Marathon Abandons $270 Million Ultra-Deepwater Project
Marathon Oil announced on Dec. 2 its decision to abandon a key deep-water oil project in the Gulf of Mexico.
The well that Marathon had been drilling had already caused the company some problems. Drilling the well took seven months, and mechanical problems delayed the project’s completion. Marathon said last week that upon completing the project, drilled at 34,600 feet, that it had plugged the well and released its rig. Marathon says that it has no further plans for the block.
The deal was a blow for the company that had already announced plans to abandon some offshore drilling assets in an effort to correct its balance sheet. The dry hole that Marathon drilled probably cost the company around $270 million. Meanwhile, Marathon became one of the largest companies to have announced a cut its dividend in the past quarter. Its upcoming payout will drop to 5 cents per share from the previous 21 cents per share.
But the well was also closely watched because it was located in the Lower Tertiary, an oil-bearing region located at ultra-deepwater depths that have largely been unexploited at this point. Drilling in the Lower Tertiary is technically expensive and difficult. When oil prices were in three-digit territory just a few years ago, interest in the Lower
Tertiary spiked. While more expensive, the frontier region made sense when it seemed as if low-cost oil had run out. Plus, the potential oil lying deep below in the Gulf of Mexico could be vast. Marathon’s Solomon well was thought to hold somewhere on the order of 450 MMbbls.

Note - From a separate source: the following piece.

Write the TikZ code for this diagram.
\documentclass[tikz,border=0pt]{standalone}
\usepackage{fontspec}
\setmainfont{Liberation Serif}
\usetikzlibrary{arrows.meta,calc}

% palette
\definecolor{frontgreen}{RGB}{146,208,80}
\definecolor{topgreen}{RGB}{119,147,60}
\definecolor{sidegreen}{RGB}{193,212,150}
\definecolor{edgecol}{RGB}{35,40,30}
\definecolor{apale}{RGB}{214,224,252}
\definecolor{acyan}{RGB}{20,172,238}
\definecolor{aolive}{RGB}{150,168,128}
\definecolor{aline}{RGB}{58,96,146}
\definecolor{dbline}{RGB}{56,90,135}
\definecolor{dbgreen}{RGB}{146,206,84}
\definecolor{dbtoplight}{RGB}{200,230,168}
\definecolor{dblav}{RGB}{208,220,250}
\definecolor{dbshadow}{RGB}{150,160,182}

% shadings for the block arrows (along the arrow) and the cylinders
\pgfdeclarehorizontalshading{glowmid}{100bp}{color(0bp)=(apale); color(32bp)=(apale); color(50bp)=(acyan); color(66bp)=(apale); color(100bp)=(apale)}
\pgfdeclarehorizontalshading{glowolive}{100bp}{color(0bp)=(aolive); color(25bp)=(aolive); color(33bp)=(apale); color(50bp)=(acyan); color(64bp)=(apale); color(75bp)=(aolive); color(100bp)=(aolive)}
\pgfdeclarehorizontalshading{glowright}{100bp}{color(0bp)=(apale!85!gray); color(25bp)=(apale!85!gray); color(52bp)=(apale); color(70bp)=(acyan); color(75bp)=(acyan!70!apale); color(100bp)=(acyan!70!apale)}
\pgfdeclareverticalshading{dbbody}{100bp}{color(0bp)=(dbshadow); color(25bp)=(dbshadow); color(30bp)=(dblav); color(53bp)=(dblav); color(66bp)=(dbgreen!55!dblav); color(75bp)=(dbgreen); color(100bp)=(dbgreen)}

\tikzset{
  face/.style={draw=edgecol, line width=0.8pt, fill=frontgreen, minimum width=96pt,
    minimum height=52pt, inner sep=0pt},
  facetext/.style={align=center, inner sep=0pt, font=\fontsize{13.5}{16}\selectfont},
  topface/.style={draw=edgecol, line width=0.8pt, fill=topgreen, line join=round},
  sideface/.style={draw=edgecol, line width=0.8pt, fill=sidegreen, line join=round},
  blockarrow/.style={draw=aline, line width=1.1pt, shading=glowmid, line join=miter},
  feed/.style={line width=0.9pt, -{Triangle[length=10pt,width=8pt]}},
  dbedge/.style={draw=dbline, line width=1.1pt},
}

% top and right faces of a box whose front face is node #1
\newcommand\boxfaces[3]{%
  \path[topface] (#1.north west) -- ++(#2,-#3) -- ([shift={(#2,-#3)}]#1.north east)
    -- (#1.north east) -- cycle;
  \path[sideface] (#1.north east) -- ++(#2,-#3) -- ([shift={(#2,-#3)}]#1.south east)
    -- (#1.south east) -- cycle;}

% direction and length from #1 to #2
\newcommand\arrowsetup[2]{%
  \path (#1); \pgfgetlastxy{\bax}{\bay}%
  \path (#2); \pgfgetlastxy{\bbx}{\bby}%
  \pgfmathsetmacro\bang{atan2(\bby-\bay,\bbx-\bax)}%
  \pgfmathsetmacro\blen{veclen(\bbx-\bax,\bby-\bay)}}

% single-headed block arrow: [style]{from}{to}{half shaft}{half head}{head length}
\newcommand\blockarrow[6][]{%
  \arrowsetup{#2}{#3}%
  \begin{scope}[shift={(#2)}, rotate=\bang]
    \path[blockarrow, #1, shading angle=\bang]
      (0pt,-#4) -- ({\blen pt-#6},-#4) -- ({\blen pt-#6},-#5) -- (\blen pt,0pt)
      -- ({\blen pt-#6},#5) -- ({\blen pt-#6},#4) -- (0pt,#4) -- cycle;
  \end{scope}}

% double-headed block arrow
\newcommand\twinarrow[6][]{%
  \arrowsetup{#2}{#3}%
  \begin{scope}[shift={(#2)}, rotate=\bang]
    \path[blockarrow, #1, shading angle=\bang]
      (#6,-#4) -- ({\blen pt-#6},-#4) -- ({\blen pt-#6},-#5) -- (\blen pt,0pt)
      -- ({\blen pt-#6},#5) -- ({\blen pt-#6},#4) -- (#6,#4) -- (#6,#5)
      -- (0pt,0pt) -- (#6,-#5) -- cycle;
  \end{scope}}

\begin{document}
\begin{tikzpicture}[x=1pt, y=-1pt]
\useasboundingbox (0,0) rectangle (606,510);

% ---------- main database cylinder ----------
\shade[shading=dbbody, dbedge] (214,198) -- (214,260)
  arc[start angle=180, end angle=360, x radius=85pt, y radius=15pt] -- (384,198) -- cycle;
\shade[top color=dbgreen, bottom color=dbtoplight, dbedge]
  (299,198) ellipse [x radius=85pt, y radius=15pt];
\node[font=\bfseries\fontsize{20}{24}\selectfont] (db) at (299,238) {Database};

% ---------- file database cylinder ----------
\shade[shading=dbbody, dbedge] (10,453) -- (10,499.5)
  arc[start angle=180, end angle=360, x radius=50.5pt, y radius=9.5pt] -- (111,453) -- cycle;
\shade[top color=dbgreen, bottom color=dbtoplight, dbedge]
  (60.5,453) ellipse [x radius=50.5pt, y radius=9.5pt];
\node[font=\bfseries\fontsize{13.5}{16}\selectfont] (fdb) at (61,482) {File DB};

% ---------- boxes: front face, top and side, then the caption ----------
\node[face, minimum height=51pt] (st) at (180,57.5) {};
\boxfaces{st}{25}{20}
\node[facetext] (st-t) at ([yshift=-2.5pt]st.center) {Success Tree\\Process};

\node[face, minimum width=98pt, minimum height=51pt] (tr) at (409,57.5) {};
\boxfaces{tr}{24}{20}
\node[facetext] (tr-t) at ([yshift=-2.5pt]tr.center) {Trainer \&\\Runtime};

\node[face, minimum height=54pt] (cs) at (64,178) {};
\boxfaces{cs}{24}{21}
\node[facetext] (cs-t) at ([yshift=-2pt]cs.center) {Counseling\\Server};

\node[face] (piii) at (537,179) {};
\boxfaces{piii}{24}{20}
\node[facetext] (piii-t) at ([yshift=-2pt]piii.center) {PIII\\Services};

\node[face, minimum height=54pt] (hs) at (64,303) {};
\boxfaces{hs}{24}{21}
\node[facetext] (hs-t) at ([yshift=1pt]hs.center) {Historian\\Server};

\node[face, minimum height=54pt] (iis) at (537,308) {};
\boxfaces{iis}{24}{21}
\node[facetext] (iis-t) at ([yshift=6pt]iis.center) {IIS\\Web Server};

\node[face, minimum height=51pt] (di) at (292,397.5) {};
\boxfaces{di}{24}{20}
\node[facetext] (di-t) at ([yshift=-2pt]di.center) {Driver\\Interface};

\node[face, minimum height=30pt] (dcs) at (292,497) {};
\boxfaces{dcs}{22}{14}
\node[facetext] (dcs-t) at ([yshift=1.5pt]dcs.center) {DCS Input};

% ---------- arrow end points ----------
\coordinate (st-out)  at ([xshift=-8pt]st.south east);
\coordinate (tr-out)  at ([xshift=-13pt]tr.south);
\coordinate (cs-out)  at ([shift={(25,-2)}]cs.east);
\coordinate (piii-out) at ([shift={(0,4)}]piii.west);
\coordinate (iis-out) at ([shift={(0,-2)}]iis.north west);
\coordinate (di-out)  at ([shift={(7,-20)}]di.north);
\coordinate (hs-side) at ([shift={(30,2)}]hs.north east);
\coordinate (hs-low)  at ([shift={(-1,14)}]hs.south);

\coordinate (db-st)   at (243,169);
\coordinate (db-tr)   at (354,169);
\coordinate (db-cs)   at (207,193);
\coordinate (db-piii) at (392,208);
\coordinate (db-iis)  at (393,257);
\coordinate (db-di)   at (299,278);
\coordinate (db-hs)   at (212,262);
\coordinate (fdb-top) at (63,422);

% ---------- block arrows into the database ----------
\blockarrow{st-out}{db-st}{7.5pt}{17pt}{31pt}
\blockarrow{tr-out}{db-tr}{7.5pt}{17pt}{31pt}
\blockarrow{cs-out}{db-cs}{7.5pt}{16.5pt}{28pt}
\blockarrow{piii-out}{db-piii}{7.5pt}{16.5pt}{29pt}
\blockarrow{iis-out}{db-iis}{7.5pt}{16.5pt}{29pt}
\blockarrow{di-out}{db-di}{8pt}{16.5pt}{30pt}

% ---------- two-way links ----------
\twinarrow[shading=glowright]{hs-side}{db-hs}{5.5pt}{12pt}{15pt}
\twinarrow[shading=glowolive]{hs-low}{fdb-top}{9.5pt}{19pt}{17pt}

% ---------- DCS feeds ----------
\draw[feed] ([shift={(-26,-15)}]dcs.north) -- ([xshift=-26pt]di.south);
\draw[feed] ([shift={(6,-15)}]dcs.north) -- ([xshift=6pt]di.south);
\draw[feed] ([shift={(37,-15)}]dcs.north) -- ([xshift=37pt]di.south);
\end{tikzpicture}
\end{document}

Marathon’s dry hole puts a chill on interest in the Lower Tertiary, although with today’s low oil prices, few companies are sanctioning new deepwater projects anyways. The latest result from the OPEC meeting likely ensures that oil prices will remain at $50 or lower for the coming months. Oil companies are increasingly deferring on drilling expensive deepwater projects like Marathon’s Solomon.
Marathon has plans to refocus its efforts on shale assets, which offer much lower upfront costs than deepwater drilling.